▶ [THE TASK] Leave the pictures out, and output exactly the lines from the one containing "Output the Python" through the one containing "avg_spend = [1750, 1525, 1400, 1375, 1260, 1215, 1145, 960, 805]".

▶ [MATERIAL PROVIDED]
-*-
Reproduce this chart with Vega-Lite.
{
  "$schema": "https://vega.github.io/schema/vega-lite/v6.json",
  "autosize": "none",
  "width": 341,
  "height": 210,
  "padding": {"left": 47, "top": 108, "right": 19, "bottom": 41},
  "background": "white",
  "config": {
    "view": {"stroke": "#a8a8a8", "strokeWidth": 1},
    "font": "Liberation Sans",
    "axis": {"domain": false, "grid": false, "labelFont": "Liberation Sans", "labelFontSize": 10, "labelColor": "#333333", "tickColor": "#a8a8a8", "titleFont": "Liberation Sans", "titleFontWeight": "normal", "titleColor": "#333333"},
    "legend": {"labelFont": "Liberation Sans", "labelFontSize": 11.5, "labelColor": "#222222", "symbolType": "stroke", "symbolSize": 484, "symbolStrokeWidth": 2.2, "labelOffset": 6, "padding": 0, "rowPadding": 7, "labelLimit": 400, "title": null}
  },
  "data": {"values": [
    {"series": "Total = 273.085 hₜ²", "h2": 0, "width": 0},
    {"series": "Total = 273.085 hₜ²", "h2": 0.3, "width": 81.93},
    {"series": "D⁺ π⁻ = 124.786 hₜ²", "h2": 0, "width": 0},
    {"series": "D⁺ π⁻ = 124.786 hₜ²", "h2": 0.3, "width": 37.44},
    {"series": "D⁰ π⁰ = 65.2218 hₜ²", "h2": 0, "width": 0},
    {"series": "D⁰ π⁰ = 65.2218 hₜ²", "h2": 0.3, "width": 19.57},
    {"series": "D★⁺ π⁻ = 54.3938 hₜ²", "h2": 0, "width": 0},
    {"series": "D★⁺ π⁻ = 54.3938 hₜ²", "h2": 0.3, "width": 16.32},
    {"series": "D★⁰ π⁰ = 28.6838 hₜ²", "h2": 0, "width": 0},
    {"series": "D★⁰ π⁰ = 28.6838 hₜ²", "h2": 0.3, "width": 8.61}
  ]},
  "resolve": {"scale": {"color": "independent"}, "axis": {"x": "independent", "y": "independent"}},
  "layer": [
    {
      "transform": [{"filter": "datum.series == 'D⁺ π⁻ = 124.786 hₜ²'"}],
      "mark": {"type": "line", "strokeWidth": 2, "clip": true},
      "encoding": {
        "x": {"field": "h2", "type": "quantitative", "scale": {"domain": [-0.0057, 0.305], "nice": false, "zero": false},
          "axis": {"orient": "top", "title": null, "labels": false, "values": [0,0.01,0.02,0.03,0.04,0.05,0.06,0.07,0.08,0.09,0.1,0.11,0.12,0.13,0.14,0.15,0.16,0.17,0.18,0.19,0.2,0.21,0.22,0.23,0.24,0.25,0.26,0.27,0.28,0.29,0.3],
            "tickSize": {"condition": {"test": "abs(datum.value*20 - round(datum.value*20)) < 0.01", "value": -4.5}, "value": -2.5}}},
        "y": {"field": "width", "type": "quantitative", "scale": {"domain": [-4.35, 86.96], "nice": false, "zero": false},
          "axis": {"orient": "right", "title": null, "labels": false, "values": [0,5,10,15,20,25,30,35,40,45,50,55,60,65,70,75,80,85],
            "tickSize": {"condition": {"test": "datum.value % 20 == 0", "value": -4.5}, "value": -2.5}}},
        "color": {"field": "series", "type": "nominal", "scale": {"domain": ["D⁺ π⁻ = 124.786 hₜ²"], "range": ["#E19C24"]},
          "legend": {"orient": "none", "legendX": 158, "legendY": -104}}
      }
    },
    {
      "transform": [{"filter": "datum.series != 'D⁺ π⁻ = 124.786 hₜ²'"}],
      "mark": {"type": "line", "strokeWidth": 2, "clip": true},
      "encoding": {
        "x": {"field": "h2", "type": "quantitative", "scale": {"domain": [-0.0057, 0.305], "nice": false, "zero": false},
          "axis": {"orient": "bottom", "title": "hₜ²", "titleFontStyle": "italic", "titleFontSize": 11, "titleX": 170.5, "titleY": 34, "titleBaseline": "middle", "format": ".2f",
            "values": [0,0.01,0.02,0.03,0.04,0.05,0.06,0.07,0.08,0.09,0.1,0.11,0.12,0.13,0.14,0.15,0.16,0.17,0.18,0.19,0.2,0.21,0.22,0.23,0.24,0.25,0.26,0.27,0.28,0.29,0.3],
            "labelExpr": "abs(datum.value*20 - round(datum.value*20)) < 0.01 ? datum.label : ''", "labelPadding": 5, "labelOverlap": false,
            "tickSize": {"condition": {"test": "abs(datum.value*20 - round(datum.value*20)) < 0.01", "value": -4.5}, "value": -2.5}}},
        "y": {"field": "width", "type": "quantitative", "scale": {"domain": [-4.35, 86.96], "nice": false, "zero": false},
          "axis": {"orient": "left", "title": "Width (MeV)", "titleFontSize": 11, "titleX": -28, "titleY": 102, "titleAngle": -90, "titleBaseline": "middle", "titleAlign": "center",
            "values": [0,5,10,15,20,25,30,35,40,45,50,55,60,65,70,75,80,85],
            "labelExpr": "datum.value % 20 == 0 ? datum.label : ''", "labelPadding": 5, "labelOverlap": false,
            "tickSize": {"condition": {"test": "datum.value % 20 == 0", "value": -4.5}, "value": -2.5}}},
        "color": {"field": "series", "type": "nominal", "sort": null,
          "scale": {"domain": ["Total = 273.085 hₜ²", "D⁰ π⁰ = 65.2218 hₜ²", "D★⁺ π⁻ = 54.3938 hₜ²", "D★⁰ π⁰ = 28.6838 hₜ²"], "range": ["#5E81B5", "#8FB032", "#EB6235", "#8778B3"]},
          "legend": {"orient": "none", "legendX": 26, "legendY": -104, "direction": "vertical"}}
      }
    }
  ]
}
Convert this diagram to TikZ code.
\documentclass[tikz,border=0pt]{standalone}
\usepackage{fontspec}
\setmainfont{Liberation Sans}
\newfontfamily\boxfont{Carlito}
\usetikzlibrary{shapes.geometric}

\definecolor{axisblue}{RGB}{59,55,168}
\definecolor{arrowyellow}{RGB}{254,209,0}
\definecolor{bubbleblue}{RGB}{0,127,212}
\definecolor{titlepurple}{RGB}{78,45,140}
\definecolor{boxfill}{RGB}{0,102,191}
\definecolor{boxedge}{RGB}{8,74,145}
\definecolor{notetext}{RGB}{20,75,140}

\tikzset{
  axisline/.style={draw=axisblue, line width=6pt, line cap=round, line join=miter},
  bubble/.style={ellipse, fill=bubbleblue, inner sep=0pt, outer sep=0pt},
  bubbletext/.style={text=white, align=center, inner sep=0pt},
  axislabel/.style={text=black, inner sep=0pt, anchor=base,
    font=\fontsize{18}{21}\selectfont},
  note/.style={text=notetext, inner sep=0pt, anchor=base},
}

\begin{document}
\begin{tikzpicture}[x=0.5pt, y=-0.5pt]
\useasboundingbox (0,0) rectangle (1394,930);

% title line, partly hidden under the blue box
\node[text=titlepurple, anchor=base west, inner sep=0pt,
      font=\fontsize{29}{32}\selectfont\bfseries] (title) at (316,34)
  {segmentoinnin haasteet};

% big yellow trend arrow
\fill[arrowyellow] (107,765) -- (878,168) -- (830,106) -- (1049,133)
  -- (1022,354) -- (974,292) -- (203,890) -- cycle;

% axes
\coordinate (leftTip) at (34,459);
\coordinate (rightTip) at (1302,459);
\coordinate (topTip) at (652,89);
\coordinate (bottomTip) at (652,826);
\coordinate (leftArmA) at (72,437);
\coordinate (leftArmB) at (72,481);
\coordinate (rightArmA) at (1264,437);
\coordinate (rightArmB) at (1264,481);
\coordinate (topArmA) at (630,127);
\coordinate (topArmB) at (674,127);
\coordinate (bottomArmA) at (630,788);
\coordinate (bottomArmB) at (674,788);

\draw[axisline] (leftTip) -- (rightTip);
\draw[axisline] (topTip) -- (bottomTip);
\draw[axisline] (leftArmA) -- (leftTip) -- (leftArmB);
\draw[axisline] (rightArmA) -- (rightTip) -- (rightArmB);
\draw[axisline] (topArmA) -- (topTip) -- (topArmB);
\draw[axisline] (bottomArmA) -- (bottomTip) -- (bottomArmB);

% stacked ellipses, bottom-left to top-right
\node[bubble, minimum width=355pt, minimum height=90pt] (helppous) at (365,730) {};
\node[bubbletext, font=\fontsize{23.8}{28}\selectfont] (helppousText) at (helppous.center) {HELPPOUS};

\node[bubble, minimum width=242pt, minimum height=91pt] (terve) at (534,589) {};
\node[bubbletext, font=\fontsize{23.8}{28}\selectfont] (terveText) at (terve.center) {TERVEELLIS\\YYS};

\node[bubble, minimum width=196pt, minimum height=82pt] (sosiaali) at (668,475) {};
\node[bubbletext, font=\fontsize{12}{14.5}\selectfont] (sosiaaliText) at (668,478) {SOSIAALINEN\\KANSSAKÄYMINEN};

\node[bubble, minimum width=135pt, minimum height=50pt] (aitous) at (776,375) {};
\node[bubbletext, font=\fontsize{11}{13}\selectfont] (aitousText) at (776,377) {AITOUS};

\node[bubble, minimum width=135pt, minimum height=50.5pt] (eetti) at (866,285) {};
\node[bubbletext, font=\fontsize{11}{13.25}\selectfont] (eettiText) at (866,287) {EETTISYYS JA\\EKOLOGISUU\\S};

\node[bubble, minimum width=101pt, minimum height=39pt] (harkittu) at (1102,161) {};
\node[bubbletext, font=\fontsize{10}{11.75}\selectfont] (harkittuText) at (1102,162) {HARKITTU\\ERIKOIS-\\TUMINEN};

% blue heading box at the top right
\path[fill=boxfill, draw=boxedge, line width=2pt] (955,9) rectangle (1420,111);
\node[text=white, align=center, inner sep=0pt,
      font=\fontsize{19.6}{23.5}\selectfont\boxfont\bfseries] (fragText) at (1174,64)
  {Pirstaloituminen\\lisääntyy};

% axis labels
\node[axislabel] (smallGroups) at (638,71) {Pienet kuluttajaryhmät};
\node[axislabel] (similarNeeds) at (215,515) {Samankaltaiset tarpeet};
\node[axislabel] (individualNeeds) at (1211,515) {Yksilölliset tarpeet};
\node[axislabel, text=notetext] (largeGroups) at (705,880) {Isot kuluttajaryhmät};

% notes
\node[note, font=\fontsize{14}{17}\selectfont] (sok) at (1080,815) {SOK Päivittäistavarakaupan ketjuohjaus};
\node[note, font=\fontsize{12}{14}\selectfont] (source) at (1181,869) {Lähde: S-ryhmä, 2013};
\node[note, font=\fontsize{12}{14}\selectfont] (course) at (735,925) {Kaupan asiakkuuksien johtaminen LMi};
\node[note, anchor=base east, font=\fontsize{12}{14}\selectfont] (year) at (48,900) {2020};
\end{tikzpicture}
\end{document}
-*-
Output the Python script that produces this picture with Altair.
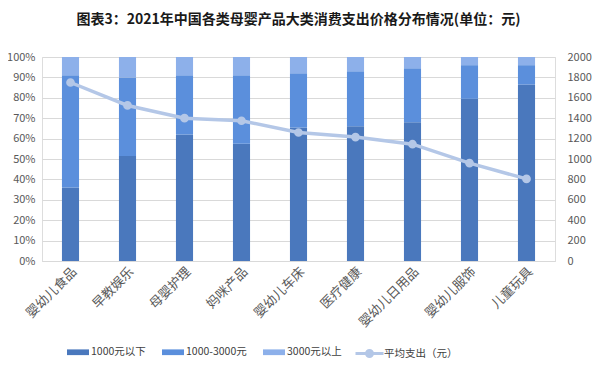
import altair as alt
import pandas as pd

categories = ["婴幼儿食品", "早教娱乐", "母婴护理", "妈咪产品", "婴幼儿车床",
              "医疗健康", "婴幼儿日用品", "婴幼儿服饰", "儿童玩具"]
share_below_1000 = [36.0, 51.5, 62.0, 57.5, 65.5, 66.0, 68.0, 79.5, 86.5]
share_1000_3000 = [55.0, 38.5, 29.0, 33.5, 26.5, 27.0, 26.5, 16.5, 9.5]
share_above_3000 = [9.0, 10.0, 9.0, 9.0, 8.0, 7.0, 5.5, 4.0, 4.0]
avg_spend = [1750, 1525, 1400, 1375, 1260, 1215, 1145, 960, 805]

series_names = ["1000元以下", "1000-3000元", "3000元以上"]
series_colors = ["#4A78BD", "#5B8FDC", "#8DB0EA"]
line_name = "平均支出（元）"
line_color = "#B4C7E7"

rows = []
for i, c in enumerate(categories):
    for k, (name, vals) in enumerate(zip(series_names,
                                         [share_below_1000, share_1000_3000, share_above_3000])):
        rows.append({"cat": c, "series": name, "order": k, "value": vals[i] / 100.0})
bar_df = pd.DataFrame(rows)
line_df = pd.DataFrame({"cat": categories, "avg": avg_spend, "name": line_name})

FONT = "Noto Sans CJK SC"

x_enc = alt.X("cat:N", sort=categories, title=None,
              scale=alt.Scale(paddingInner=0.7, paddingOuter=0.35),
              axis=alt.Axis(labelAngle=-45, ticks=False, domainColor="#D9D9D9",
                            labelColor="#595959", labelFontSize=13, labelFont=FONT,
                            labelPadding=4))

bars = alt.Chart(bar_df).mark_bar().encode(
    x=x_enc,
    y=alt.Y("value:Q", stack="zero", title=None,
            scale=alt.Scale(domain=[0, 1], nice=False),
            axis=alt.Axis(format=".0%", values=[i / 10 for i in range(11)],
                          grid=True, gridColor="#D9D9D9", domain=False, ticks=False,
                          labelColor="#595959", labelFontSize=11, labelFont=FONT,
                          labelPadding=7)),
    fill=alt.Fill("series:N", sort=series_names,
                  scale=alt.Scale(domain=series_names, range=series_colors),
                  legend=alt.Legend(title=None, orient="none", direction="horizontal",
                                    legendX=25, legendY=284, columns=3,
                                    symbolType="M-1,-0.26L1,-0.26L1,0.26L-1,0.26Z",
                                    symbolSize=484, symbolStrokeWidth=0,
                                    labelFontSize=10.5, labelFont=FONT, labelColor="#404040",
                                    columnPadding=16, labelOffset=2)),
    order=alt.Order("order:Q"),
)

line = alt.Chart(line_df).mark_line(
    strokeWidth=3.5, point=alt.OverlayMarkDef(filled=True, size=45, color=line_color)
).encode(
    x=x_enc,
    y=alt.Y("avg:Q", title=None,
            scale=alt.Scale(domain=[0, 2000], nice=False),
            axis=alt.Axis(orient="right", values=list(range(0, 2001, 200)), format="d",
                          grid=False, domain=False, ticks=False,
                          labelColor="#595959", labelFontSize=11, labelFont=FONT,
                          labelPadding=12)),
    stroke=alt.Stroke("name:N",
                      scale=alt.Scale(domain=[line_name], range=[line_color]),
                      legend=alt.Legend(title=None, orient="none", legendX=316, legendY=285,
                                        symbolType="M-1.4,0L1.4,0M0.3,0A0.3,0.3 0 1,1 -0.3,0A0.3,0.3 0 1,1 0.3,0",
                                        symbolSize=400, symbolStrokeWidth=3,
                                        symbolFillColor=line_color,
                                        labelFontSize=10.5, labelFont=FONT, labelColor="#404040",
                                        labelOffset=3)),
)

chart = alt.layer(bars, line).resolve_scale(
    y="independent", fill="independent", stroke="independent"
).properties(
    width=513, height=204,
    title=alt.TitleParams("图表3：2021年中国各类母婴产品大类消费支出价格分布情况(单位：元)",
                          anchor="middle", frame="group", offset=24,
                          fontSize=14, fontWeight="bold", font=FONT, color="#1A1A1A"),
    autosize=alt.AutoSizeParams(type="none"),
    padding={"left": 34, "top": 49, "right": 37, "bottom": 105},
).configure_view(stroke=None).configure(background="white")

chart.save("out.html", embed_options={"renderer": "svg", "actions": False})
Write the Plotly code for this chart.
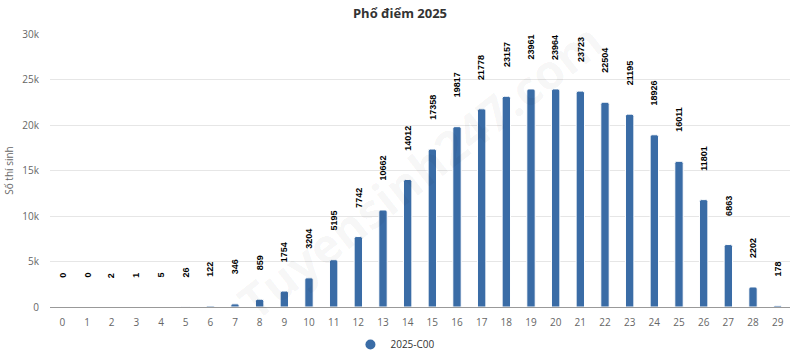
-*-
▶ [TASK ANSWER]
Output the Python script that produces this picture with Altair.
import altair as alt
import pandas as pd

categories = ["婴幼儿食品", "早教娱乐", "母婴护理", "妈咪产品", "婴幼儿车床",
              "医疗健康", "婴幼儿日用品", "婴幼儿服饰", "儿童玩具"]
share_below_1000 = [36.0, 51.5, 62.0, 57.5, 65.5, 66.0, 68.0, 79.5, 86.5]
share_1000_3000 = [55.0, 38.5, 29.0, 33.5, 26.5, 27.0, 26.5, 16.5, 9.5]
share_above_3000 = [9.0, 10.0, 9.0, 9.0, 8.0, 7.0, 5.5, 4.0, 4.0]
avg_spend = [1750, 1525, 1400, 1375, 1260, 1215, 1145, 960, 805]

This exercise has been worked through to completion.